Amidst piles of discarded computers, televisions, telephones, and other electronics, workers struggle to make a living picking apart plastics, toners, and metals. Toxic smoke fills the air because even though fire and acid are the cheapest ways to extract metals, they release toxins into the air, ground, and water. Ash rivers flow through the city, contaminating the water and leading to health and digestive problems. The problem is so severe that water now has to be imported, something the residents can ill-afford. People living in the city are found to have dangerously high levels of lead in their blood and increased cases of cancer and miscarriages.
Guiyu, often referred to as the “e-waste capital of China” (and possibly the world), is one of the most popular dumping places in the world for used electronics. Electronic waste is brought in by the truckload, and workers earn $8.00 a day or less picking them apart. The work may be dangerous and illegal, but the workers need the money.

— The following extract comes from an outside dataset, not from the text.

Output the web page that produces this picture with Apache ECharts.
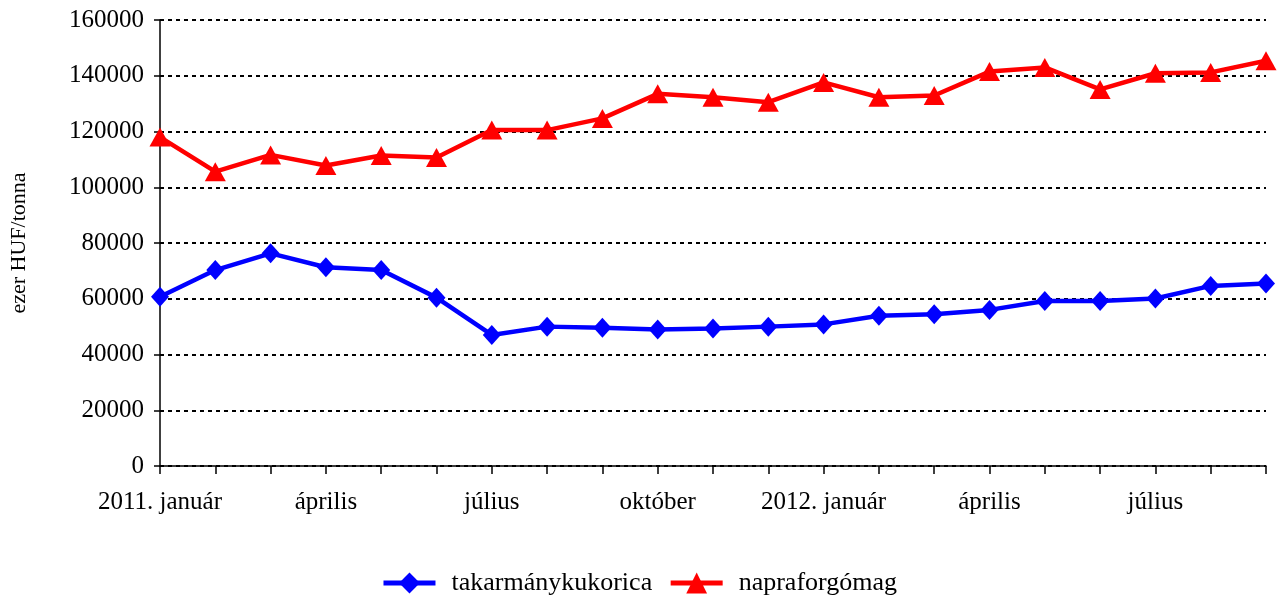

According to Greenpeace, limited investigations have shown the alarming effects of these recycling methods. Professor Huo Xia of Shantou University Medical College tested 165 Guiyu children for the lead concentrations in their blood. Of those tested, 82 percent had levels of over 100, which is considered unsafe by experts. The average reading was 149. This can impact the IQ and physical development of the children, and lead to serious health concerns later on in life.
The Chinese government has been trying to shut down these e-waste dumps, but the problem is out of control and there isn’t much they can do about it.
Companies export e-waste to foreign countries mainly for financial reasons. It is approximately 10 times cheaper for recyclers to export their e-waste to China than it is to recycle it in the U.S., according to the U.S. Environmental Protection Agency (EPA). This is because the U.S. has stricter laws and standards for the workers and the environment, which provides little incentive for some recyclers to use responsible methods.In 2008 the U.S. government set up a sting operation and found over 42 American companies willing to sell their e-waste to Hong Kong. Several claimed to dispose of it in the U.S. on their website.
How do you find a company that recycles responsibly? One way is to make sure that it is certified. These companies follow a set of standards, remain accountable for the products recycled, and never ship their products overseas.